─── Rows ───
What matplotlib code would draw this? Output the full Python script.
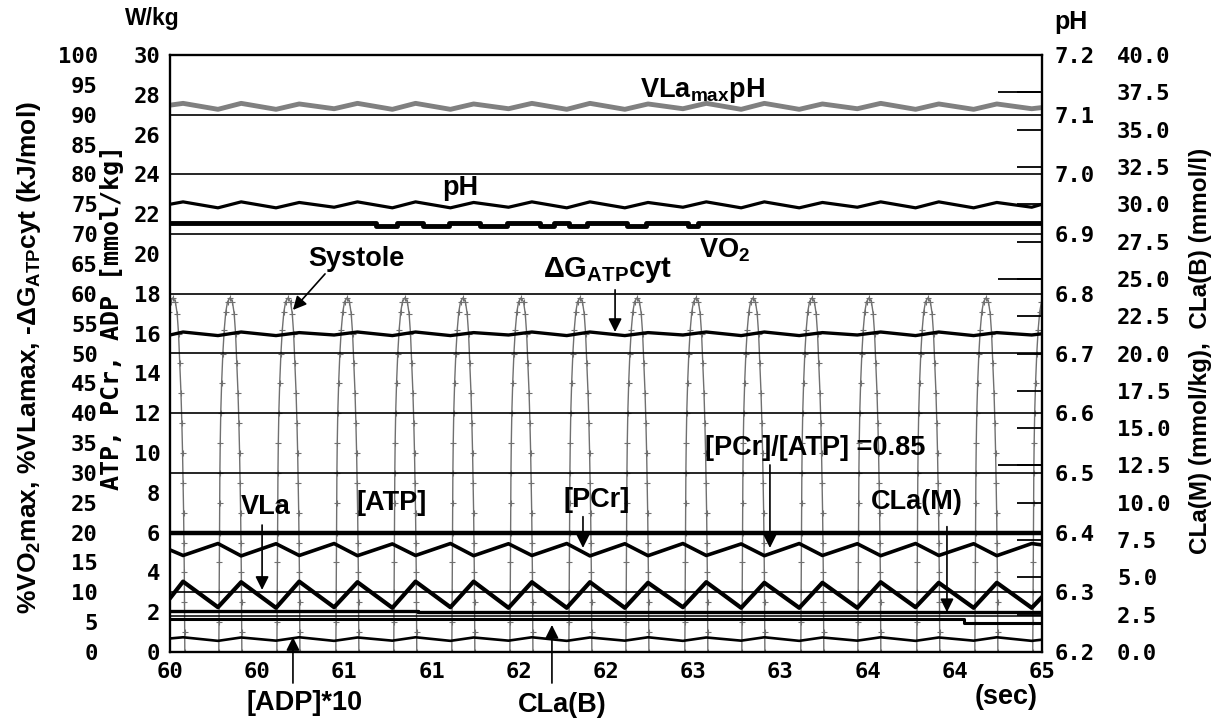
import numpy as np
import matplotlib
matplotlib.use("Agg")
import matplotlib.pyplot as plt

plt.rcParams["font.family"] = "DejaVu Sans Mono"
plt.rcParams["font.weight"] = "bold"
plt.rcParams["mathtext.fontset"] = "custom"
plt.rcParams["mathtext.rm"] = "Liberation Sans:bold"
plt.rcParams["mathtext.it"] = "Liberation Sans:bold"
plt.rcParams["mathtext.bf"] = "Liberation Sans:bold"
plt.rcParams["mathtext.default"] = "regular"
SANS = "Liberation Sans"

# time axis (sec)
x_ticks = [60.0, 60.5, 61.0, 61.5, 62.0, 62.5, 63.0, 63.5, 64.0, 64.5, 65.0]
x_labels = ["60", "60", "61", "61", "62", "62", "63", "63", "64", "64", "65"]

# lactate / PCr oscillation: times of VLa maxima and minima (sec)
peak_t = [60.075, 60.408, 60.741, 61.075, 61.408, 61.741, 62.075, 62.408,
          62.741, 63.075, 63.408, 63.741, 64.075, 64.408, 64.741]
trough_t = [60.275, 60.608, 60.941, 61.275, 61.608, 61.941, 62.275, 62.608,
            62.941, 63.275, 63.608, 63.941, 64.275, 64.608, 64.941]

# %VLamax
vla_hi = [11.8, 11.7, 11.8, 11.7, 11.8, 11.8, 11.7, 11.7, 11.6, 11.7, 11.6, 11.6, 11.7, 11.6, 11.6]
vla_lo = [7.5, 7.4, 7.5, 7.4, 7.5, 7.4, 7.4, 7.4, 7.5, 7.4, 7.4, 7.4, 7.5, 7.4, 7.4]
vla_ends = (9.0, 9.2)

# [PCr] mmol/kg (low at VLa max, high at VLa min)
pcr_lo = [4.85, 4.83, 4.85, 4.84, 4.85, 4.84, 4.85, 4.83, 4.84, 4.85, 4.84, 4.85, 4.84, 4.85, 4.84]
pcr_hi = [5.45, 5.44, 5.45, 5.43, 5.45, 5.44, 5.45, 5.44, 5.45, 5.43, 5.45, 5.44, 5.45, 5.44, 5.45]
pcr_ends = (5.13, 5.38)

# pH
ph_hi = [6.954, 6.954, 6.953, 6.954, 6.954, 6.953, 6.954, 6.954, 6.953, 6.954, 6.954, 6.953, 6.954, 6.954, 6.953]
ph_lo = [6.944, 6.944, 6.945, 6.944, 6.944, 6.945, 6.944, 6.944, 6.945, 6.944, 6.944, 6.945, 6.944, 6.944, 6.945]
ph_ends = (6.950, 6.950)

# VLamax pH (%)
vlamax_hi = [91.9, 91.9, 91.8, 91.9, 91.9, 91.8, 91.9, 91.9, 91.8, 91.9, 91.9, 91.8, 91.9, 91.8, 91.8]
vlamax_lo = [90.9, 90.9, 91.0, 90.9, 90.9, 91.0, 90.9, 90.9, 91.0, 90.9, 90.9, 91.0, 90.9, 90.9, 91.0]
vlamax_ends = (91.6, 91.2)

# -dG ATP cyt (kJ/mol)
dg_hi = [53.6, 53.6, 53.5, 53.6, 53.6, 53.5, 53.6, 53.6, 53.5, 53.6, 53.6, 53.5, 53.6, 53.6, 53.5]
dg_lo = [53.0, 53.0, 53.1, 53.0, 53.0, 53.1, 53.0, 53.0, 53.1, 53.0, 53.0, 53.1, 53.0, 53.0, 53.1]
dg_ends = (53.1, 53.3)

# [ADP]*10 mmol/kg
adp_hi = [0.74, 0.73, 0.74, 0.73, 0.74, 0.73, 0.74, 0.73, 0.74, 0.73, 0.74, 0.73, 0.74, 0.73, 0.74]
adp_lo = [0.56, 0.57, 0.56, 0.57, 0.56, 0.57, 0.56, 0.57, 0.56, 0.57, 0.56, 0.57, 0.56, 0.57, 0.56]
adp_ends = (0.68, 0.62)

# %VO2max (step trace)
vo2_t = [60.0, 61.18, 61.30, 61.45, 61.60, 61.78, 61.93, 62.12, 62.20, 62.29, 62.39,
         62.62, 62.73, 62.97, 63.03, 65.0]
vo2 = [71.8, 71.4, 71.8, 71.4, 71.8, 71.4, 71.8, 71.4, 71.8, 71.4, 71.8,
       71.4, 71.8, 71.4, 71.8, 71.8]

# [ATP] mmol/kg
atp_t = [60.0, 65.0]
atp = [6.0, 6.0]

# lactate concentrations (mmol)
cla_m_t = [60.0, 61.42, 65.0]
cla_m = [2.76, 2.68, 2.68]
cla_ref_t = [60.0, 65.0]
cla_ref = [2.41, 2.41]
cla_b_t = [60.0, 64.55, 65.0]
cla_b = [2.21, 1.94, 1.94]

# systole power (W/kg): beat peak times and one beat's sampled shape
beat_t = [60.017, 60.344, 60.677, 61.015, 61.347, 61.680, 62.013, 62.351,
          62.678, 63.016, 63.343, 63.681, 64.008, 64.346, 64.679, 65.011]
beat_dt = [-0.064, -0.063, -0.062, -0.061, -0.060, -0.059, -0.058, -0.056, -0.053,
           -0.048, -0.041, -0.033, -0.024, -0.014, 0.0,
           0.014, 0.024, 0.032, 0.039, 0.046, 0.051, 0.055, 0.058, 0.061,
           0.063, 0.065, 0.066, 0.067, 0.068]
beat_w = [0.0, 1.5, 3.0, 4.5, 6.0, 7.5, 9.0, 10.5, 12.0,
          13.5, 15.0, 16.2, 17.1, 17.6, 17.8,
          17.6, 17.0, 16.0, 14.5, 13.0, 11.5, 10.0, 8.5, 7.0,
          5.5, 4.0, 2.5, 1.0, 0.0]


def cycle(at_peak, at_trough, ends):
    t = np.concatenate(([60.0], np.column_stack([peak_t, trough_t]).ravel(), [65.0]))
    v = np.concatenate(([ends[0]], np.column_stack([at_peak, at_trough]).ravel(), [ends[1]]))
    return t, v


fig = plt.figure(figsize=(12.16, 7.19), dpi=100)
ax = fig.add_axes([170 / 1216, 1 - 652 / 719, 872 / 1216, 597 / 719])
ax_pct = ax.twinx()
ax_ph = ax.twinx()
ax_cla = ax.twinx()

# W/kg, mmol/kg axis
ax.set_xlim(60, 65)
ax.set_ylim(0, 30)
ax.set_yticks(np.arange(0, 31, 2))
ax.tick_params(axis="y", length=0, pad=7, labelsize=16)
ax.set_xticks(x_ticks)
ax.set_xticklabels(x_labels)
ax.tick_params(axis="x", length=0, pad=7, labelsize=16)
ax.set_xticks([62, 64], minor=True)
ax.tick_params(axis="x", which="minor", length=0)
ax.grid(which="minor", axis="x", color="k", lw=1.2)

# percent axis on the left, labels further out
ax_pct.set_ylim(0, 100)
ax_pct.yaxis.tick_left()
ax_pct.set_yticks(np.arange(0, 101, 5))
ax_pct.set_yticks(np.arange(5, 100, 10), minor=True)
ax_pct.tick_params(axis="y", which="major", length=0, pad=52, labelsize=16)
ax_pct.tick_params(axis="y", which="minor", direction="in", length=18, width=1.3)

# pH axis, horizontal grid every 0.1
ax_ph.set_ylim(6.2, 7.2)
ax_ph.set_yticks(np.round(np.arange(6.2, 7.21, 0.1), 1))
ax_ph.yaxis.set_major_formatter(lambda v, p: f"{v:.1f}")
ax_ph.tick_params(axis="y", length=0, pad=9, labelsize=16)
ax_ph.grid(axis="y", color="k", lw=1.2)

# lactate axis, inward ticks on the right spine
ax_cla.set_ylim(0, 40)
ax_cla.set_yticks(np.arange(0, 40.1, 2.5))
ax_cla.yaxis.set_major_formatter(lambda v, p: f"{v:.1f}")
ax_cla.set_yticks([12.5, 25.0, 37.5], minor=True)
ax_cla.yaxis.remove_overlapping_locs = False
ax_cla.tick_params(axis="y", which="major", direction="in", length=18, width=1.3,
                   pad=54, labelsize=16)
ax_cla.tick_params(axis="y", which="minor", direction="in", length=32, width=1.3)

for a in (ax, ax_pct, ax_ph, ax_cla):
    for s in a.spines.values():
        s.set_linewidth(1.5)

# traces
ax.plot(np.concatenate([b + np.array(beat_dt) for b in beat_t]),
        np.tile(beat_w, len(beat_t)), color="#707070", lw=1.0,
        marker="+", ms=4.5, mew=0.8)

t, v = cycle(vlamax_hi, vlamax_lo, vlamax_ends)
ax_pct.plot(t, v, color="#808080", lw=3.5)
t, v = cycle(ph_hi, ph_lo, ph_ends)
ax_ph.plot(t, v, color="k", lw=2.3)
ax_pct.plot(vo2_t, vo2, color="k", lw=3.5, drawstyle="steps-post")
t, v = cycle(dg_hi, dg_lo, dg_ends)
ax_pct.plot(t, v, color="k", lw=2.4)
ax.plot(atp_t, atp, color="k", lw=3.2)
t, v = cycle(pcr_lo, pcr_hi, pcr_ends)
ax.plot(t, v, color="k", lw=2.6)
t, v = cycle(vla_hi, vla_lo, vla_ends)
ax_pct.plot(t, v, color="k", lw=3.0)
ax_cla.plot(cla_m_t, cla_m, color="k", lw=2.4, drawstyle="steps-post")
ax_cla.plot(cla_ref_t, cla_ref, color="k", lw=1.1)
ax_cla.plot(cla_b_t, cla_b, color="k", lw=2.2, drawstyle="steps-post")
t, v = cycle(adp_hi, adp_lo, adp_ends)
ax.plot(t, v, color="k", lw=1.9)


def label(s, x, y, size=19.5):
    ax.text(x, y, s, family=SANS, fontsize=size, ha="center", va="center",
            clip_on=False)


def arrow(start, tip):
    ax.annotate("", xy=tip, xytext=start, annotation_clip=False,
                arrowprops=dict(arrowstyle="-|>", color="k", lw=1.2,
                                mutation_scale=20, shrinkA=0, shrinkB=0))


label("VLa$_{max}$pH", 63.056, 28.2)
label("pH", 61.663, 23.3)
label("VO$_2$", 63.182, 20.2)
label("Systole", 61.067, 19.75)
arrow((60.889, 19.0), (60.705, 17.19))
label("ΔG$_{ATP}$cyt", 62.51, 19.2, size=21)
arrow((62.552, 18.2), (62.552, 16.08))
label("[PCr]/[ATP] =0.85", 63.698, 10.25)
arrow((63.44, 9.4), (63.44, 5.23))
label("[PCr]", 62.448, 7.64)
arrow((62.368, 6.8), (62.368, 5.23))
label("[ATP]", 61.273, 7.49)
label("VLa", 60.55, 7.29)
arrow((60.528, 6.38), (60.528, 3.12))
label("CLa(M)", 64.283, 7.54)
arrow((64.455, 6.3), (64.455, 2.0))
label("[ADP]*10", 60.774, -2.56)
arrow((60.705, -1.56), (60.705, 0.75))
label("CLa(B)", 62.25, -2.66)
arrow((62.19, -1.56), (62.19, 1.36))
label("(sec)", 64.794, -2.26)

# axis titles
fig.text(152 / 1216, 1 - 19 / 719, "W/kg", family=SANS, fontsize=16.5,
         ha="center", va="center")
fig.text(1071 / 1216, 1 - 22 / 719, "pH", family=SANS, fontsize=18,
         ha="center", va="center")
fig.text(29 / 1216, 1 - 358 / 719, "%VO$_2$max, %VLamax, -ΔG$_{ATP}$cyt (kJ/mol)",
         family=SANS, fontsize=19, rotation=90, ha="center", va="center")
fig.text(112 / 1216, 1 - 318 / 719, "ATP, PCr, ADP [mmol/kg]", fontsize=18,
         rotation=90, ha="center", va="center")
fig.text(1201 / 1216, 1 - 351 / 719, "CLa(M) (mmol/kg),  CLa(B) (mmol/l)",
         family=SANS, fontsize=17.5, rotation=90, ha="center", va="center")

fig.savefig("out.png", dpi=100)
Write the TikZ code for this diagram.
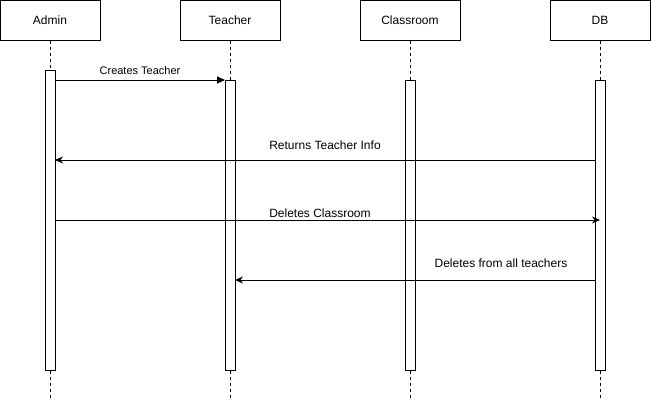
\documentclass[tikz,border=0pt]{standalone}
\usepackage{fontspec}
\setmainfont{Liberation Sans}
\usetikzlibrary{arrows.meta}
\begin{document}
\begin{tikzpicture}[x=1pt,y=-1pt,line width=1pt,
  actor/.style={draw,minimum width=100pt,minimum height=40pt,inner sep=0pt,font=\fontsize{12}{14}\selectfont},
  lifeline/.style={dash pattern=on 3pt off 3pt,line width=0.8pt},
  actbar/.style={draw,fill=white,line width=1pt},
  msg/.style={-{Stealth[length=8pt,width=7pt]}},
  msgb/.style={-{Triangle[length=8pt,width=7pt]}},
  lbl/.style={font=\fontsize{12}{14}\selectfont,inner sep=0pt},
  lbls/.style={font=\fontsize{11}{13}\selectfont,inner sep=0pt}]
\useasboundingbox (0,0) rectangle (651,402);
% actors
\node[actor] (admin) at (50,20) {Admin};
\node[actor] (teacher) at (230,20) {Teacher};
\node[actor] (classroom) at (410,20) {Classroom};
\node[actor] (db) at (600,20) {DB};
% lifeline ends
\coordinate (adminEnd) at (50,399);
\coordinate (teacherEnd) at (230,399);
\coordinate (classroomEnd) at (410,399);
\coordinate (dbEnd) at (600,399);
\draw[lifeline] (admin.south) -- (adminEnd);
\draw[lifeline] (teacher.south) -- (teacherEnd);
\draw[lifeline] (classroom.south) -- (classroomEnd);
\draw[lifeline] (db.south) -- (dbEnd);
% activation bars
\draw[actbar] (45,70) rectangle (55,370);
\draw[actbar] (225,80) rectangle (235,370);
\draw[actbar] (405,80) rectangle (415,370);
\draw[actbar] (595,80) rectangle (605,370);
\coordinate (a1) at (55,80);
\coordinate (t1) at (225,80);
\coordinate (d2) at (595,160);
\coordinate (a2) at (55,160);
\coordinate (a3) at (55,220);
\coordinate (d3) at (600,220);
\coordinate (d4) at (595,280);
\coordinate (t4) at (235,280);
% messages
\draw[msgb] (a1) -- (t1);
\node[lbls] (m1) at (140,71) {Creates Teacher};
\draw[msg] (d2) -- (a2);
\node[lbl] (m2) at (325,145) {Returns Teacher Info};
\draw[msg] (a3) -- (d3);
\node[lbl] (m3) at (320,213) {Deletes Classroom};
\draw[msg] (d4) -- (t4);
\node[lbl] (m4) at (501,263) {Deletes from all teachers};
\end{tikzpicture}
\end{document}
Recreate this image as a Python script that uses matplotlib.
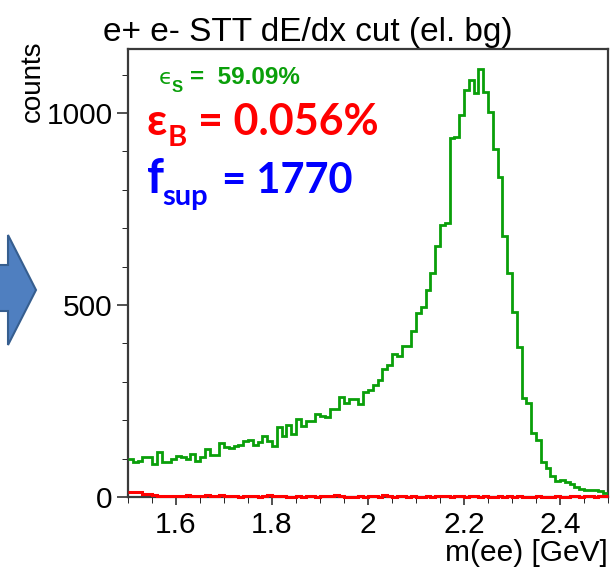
───
[Work to be completed]
Reproduce exactly the run of lines that opens the listing and closes with the line holding "import matplotlib.pyplot as plt". Pictures are excluded.

[Final answer]
What matplotlib code would draw this? Output the full Python script.
import numpy as np
import matplotlib
matplotlib.use("Agg")
import matplotlib.pyplot as plt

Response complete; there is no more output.